Autobiografia de David Lynch mistura memórias com teorias sobre a arte e criatividade em formato tão fragmentado e não-racional como seus filmes
Em Águas Profundas é mais uma série de bilhetes desconexos do que uma autobiografia propriamente. O livro é dividido por dezenas e dezenas de tópicos como Cidade dos Sonhos, Consciência, Beleza e Textura. Alguns de poucas páginas ou até de uma única frase.
O que mais gosto de David Lynch é sua capacidade de criar uma atmosfera legitimamente onírica, sem entrar no nonsense. Filmes como Eraserhead e Cidade dos Sonhos seguem uma lógica própria como nos próprios sonhos, e costumam crescer quanto mais você os assiste, descobrindo novas referências. Os trabalhos de Lynch praticamente foram um gênero à parte, o dos “filmes de Lynch”.
Grande parte da obra se dedica à meditação transcendental, à qual o cineasta se dedica a mais de 33 anos.

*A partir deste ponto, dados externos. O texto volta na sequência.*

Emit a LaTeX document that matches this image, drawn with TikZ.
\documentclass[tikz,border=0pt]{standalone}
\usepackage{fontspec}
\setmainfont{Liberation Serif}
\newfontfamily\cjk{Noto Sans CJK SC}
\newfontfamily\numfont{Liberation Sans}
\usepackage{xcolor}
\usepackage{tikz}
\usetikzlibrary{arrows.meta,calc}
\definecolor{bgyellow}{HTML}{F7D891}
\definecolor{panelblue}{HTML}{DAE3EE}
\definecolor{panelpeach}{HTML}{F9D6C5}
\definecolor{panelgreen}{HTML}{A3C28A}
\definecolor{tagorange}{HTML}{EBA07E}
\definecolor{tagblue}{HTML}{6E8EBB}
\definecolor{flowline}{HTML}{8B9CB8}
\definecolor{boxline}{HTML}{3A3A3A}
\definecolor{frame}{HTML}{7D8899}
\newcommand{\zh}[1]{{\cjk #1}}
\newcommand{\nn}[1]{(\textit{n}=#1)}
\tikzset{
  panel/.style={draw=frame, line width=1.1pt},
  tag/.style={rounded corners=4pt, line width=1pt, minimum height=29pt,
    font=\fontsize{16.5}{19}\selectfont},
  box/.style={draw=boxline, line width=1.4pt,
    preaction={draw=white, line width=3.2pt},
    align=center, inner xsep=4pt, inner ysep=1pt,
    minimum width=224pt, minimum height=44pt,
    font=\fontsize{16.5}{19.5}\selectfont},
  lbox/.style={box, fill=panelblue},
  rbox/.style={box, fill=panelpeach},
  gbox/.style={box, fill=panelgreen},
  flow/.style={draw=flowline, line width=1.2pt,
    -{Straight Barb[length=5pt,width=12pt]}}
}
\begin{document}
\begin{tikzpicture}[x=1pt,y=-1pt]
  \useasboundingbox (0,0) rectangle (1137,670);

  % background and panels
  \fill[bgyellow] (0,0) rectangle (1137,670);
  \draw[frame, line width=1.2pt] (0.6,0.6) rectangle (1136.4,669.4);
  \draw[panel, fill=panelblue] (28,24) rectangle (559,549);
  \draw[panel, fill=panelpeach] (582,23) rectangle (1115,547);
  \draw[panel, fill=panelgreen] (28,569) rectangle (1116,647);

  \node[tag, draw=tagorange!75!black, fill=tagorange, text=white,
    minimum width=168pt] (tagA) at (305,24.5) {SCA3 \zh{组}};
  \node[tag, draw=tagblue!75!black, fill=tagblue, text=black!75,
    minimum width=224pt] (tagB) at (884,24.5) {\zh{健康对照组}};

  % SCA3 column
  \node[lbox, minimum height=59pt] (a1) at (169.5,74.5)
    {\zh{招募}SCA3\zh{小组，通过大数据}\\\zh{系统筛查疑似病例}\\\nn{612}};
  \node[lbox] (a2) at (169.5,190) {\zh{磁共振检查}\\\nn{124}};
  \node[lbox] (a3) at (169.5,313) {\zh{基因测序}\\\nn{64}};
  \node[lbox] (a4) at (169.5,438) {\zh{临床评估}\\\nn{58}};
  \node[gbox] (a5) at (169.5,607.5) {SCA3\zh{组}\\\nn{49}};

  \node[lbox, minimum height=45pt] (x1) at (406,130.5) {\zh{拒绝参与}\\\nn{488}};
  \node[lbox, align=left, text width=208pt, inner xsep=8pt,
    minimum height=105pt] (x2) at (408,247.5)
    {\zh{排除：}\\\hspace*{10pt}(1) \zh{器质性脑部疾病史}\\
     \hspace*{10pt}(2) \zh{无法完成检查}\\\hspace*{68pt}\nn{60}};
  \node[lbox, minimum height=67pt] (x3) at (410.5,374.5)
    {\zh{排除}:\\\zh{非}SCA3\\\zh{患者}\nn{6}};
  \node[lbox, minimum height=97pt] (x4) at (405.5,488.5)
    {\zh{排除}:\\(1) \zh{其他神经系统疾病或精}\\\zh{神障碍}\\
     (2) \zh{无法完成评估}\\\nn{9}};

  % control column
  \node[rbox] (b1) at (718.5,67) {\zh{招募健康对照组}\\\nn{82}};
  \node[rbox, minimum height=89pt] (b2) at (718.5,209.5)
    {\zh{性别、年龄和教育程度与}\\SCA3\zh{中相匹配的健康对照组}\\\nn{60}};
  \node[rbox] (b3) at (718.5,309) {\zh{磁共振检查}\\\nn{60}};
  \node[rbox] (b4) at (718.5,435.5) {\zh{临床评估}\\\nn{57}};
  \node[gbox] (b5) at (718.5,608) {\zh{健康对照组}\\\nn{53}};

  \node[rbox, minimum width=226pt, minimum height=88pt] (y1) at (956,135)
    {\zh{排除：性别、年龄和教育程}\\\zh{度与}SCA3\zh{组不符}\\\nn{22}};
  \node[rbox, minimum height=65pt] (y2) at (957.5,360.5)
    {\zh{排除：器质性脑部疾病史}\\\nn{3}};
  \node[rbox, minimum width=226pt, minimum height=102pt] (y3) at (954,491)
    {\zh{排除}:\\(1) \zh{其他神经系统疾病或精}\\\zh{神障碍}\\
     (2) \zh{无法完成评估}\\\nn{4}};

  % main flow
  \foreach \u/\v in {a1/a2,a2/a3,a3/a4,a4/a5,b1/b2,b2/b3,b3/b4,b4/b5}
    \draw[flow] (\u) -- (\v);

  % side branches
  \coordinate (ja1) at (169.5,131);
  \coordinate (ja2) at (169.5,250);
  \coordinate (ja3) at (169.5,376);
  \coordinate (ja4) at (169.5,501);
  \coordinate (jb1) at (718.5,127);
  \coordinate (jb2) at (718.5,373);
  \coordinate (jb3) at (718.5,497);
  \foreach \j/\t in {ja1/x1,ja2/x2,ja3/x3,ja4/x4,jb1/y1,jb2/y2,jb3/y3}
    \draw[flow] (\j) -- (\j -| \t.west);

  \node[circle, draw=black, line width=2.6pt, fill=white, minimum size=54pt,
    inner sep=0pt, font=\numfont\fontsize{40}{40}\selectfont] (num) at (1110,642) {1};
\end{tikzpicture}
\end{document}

Também aborda os trabalhos de Lynch com música e pintura. Como biografia, Em Águas Profundas é como um filme do diretor e não faz questão nenhuma de ser compreendido. Não há uma sequência cronológica ou lógica, trazendo fragmentos, lembranças, ideias. Segue abaixo um exemplo.
Eraserhead é o meu filme mais espiritual. Ninguém entende quando digo isso, mas é verdade.

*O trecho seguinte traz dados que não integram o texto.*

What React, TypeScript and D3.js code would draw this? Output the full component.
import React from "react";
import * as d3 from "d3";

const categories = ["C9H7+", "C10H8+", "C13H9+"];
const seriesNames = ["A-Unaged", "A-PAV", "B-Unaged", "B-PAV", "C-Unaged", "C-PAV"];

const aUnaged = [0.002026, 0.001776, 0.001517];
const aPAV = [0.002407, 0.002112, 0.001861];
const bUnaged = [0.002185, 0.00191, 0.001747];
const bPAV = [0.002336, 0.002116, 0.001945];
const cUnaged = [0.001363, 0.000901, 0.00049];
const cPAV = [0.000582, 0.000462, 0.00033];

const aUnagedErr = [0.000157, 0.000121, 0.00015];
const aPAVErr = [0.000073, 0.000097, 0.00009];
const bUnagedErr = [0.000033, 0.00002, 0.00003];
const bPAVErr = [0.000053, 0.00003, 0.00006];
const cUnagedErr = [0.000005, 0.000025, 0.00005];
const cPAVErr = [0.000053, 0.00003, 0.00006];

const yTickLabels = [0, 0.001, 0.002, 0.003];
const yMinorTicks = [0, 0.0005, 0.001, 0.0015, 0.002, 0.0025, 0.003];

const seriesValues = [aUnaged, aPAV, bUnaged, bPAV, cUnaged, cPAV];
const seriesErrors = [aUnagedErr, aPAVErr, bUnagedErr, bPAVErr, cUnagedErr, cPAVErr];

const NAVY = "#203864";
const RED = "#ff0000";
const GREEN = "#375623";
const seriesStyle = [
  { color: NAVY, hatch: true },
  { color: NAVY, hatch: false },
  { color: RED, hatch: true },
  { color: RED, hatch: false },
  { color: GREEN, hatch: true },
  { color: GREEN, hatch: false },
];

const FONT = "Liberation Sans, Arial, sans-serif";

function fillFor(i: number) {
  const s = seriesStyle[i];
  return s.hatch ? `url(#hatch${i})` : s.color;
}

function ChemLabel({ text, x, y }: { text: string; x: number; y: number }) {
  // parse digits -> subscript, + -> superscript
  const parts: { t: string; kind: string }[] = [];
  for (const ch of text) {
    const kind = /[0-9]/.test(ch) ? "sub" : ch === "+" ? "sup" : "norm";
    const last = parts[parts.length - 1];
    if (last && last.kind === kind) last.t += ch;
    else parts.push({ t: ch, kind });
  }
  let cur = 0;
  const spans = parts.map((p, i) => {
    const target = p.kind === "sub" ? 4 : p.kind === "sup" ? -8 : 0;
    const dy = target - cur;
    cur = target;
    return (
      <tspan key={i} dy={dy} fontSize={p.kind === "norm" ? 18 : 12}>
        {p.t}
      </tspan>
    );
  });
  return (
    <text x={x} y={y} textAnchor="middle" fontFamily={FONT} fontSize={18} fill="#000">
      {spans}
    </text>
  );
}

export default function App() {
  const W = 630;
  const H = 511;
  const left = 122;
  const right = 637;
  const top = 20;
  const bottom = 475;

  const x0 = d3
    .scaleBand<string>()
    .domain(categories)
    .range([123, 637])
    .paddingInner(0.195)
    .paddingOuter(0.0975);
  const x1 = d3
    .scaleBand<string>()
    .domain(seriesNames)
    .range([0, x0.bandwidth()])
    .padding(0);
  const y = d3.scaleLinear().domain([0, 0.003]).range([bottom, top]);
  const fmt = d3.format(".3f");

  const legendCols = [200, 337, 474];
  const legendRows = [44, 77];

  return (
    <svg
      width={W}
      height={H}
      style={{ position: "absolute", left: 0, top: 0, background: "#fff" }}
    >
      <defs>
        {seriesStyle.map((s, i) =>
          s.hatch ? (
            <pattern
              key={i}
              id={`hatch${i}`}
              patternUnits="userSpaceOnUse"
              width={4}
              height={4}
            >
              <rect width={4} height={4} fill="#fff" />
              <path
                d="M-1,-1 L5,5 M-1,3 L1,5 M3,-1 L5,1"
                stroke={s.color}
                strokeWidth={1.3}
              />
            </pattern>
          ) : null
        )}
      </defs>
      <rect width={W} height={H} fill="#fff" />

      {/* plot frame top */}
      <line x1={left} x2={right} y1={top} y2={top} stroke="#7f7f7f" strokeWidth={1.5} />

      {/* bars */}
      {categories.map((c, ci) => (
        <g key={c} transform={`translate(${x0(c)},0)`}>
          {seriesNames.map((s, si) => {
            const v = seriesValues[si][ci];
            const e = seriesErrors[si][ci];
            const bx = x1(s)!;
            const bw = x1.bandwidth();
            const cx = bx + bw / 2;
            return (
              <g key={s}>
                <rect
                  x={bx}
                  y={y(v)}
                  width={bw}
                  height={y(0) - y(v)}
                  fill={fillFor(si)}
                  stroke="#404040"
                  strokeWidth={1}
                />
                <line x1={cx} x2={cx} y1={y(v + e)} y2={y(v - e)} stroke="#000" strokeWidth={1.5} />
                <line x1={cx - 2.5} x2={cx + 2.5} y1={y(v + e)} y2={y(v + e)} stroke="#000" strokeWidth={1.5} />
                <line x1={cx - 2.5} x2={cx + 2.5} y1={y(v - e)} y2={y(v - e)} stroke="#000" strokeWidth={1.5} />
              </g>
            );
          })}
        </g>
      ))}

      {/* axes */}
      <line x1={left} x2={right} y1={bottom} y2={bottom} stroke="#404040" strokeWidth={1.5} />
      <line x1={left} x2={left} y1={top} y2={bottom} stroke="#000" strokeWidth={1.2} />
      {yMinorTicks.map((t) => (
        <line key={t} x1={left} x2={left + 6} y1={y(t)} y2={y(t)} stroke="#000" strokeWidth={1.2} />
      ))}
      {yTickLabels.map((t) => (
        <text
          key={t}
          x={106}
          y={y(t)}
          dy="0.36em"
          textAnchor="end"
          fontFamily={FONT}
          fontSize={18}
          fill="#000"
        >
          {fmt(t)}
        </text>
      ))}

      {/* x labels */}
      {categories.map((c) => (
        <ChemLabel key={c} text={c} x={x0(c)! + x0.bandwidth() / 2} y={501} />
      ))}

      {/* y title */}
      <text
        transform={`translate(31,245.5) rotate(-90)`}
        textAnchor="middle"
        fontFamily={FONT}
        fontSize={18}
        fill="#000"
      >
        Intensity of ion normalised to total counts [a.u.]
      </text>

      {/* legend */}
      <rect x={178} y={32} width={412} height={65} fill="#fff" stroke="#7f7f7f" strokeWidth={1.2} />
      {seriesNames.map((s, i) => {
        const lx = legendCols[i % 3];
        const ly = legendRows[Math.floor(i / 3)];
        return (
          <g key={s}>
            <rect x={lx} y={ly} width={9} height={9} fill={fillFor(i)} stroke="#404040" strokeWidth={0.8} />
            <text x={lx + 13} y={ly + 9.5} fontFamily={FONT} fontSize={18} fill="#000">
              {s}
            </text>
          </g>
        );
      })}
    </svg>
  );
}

Eraserhead foi desenvolvendo de um certo modo que eu não entendia. Issi me fez procurar por uma chave que abrisse para o que aquelas sequências diziam. Claro, algumas sequências eu entendia, mas não sabia como unir todas elas. Penei um bocado para descobrir. Até que peguei minha Bíblia e comecei a ler. E um dia acabei lendo uma frase. E fechei a Bíblia porque havia encontrado: a resposta estava lá. E pude ver a coisa então como um todo. E tive 100 por cento da visão.
Nem sei dizer qual era a frase.
É interessante como Lynch encara o processo artístico e criativo não como criação de fato. É como se a obra já estivesse enterrada no subconsciente, sendo apenas redescoberta pelo artista.
Em Águas Profundas não traz revelações muito bombásticas sobre a vida de Lynch ou suas ideias, funcionando mais como uma curiosidade para os fãs do cineasta. De meu lado, ajudou a apreciar mais os filmes que já tanto gosto e vê-los com novos olhos.